Nondimeno, e come anche di recente ribadito (Cass. 25567 del 2010), la presenza di censure sulla liquidazione dell’indennità, sia con riguardo al criterio sia in relazione al quantum dell’indennizzo, rende contestata da parte dell’espropriato detta statuizione e consente, provvedendo sul ricorso, di dare ingresso al nuovo criterio di indennizzo emergente dopo la sentenza 348/2007 della Corte Costituzionale (per le espropriazioni anteriori alla entrata in vigore della nuova disciplina ex D.P.R. n. 327 del 2001, ancora il valore venale pieno di cui alla L. n. 2359 del 1865, art. 39), come più volte ribadito da questa Corte (Cass. n. 22409 del 2008 – n. 28431 del 2008 – n. 11004 del 2010).

Va quindi cassata l’impugnata sentenza e ben può procedersi alla decisione nel merito ex art. 384 c.p.c, essendo stati accertati i fatti di rilievo e non residuando margini di alcuna loro valutazione.

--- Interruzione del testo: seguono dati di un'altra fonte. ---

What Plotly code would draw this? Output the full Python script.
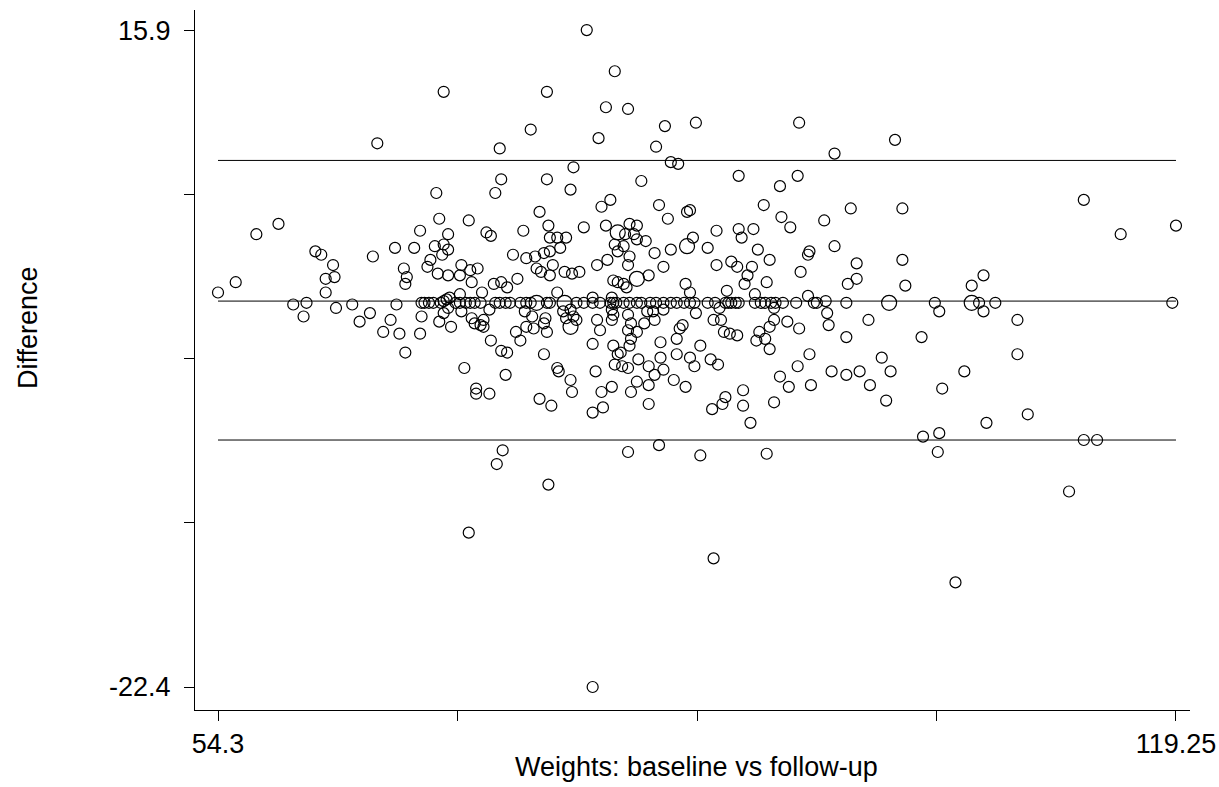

Pertanto, per l’area edificabile espropriata di mq. 11.300 andrà calcolato l’indennizzo al valore unitario di L. 12.000 a mq. ed al totale andrà assommato il valore pieno del manufatto ablato, pari a L. 5.107.950, con un totale di Euro 72.664 dovuti dal Comune di Fasano. Di tal somma va disposto il deposito nelle forme di legge (segnatamente di quella eccedente le somme depositate a suo tempo all’esito dei gradi del giudizio di merito) in una con gli interessi legali dal dovuto al saldo (da computarsi sui saldi dovuti e per la differenza rispetto alle somme già versate per interessi, e delle quali da atto la sentenza qui cassata). Quanto alle spese di lite, se vanno confermate le statuizioni della sentenza impugnata con riguardo ai decorsi giudizi, e del pari se va condivisa la regolamentazione delle spese di CTU, appare equo disporre la compensazione delle spese del giudizio qui concluso, posto che la cassazione della sentenza discende non già dalla fondatezza dei motivi ma della mera sopravvenienza della normativa indicata.
P.Q.M.

Pronunciando sul ricorso, cassa la sentenza impugnata e decidendo ex art. 384 c.p.c., determina l’indennità di espropriazione dovuta dal Comune di Fasano in Euro 72.664 della quale dispone il deposito nelle forme di legge in una con gli interessi legali dal dovuto al saldo nei sensi di cui in motivazione. Condanna il Comune al pagamento di 1/2 delle spese dei pregressi giudizi, compensato il residuo 1/2, che determina per l’intero, secondo la specifica della sentenza cassata, in Euro 12.708,96. Condanna il Comune a sostenere il 75% delle liquidate spese di CTU (restando a carico dei ricorrenti il residuo).

Compensa per intero le spese del concluso giudizio di legittimità.

Testo non ufficiale. La sola stampa del bollettino ufficiale ha carattere legale.